Recorded data:
========================

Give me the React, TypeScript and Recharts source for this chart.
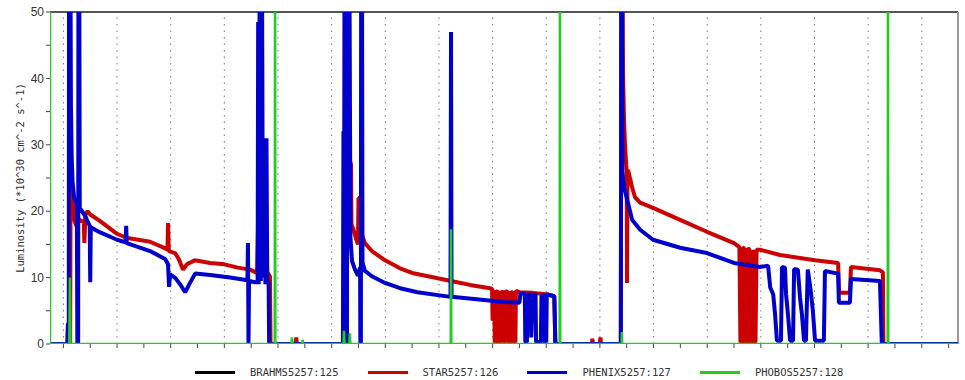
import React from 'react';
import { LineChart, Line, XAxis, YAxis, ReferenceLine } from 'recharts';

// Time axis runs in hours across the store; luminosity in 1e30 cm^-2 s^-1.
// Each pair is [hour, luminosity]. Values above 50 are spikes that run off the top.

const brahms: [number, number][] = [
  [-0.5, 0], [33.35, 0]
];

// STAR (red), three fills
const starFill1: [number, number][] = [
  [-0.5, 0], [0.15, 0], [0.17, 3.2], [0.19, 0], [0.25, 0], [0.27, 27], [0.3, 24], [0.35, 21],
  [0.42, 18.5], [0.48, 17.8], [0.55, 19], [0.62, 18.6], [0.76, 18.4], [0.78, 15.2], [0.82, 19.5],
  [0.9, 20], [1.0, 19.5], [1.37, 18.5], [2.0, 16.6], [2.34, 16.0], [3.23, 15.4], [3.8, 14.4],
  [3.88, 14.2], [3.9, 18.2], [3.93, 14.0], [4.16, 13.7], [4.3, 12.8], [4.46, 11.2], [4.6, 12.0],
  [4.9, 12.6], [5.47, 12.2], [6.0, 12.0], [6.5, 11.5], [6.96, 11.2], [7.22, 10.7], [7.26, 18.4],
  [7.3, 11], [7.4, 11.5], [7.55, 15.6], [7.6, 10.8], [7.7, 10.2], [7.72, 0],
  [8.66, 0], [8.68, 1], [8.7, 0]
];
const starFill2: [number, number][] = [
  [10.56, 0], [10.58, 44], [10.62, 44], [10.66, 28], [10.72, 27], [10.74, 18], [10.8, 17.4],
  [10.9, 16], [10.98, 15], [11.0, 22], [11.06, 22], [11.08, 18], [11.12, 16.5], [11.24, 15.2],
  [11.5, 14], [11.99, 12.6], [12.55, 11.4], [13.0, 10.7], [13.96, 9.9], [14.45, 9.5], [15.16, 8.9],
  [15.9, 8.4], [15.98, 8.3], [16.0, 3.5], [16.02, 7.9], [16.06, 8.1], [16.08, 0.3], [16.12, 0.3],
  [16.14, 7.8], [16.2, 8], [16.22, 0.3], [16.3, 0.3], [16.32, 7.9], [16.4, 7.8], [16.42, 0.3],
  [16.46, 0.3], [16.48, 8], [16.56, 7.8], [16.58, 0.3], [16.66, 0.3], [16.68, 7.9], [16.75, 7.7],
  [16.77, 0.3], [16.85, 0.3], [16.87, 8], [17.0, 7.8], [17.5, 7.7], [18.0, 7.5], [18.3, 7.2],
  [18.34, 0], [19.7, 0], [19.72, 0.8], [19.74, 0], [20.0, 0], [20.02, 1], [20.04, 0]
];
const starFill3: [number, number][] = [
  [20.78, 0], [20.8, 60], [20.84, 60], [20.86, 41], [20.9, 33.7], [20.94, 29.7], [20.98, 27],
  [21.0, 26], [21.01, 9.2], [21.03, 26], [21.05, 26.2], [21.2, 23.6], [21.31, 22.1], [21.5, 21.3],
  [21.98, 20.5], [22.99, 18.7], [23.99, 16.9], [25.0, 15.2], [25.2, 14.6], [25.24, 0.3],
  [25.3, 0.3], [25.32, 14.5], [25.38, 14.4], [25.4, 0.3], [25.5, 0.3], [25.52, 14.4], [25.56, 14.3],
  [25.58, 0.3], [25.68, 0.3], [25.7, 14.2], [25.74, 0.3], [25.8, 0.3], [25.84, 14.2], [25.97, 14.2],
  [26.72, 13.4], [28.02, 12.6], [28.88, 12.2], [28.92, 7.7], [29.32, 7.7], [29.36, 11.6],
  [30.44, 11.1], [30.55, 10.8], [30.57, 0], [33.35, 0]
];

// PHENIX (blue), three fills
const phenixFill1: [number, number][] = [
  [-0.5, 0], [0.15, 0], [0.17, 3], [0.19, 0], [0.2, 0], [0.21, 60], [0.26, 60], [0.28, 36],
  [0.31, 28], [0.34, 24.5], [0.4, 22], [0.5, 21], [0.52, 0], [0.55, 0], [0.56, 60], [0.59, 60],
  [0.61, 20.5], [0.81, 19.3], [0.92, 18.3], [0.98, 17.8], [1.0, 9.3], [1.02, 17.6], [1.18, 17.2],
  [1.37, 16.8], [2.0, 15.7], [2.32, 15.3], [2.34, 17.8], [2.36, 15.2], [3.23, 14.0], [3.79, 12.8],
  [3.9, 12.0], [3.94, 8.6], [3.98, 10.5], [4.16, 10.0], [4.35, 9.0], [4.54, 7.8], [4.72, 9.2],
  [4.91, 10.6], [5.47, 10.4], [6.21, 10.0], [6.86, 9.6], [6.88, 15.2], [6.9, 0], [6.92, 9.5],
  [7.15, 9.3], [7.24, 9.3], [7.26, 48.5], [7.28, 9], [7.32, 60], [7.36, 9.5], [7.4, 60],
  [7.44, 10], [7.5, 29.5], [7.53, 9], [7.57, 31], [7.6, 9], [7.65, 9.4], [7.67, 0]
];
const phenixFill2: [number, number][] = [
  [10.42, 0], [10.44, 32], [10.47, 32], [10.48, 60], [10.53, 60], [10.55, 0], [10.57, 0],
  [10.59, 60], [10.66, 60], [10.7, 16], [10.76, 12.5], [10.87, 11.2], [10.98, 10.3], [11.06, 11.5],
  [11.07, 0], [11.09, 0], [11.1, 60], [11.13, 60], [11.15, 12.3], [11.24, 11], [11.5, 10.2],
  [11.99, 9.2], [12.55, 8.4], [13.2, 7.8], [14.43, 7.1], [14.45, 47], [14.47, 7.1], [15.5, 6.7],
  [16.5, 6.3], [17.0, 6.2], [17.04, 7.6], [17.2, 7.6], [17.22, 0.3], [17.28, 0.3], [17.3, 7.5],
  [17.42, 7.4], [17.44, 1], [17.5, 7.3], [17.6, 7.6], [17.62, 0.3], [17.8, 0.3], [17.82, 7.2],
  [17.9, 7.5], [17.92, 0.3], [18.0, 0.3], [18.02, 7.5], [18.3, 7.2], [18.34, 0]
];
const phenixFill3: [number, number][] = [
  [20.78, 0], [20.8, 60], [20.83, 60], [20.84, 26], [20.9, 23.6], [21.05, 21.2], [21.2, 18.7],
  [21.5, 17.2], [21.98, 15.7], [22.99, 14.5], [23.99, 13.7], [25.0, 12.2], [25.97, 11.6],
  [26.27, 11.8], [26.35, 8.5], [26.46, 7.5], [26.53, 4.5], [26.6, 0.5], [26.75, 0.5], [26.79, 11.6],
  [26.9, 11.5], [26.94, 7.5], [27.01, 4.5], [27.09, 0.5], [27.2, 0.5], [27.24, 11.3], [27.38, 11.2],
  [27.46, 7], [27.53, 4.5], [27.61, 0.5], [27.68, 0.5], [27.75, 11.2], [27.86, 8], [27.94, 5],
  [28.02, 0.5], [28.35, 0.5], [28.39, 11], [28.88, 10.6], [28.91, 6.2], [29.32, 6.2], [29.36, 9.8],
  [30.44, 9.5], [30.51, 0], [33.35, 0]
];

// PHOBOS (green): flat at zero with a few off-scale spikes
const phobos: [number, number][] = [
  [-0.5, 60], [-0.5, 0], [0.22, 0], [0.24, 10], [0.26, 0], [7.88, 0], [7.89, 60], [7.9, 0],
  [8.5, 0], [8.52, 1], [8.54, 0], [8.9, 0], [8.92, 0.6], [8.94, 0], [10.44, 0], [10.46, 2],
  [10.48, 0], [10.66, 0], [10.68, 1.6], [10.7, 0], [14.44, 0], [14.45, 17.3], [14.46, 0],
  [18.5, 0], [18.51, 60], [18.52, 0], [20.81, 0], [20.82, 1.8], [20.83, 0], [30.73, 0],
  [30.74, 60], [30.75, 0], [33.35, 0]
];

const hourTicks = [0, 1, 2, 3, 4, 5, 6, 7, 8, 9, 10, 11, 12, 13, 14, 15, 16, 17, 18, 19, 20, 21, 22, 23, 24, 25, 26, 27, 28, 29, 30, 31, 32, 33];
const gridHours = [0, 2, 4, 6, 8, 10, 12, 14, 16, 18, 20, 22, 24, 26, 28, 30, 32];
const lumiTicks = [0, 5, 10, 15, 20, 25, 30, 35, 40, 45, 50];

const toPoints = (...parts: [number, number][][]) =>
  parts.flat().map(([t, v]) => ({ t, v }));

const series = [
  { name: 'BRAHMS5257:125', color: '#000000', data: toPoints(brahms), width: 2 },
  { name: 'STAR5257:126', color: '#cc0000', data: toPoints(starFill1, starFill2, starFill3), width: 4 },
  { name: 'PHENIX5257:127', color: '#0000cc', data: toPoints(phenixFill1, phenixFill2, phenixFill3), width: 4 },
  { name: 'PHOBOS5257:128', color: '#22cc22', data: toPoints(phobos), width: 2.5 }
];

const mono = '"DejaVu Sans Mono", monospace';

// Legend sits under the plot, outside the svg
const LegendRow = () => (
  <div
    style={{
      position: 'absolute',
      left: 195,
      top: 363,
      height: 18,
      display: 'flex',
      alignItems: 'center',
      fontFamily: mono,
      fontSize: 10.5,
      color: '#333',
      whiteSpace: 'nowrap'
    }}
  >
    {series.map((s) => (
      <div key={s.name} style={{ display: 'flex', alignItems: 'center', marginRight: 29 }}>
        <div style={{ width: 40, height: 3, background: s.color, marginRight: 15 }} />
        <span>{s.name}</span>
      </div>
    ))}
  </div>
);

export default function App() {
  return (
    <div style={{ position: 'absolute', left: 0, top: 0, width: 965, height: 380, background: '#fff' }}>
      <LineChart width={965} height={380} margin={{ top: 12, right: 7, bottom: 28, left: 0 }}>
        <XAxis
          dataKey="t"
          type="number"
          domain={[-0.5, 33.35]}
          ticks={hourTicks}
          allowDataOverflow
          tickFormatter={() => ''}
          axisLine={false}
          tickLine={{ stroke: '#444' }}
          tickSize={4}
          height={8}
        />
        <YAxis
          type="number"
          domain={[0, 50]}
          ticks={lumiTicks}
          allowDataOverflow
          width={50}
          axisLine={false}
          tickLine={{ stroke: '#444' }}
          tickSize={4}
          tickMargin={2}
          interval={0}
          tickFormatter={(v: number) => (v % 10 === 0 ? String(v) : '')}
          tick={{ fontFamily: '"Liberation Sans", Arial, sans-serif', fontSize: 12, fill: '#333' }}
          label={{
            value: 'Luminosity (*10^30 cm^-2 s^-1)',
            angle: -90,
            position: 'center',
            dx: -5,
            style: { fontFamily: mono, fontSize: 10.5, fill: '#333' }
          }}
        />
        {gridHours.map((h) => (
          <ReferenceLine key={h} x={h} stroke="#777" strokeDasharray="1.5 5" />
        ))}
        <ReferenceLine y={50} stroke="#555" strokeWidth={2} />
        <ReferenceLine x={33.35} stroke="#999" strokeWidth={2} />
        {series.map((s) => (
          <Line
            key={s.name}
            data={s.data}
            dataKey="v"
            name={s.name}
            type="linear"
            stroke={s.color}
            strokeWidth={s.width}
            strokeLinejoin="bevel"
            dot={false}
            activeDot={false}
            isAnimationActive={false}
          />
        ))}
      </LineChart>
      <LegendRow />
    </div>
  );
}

========================

What is expected:
Above are lines of data; state how many of them contain the word "React", with no other output.

In response:
2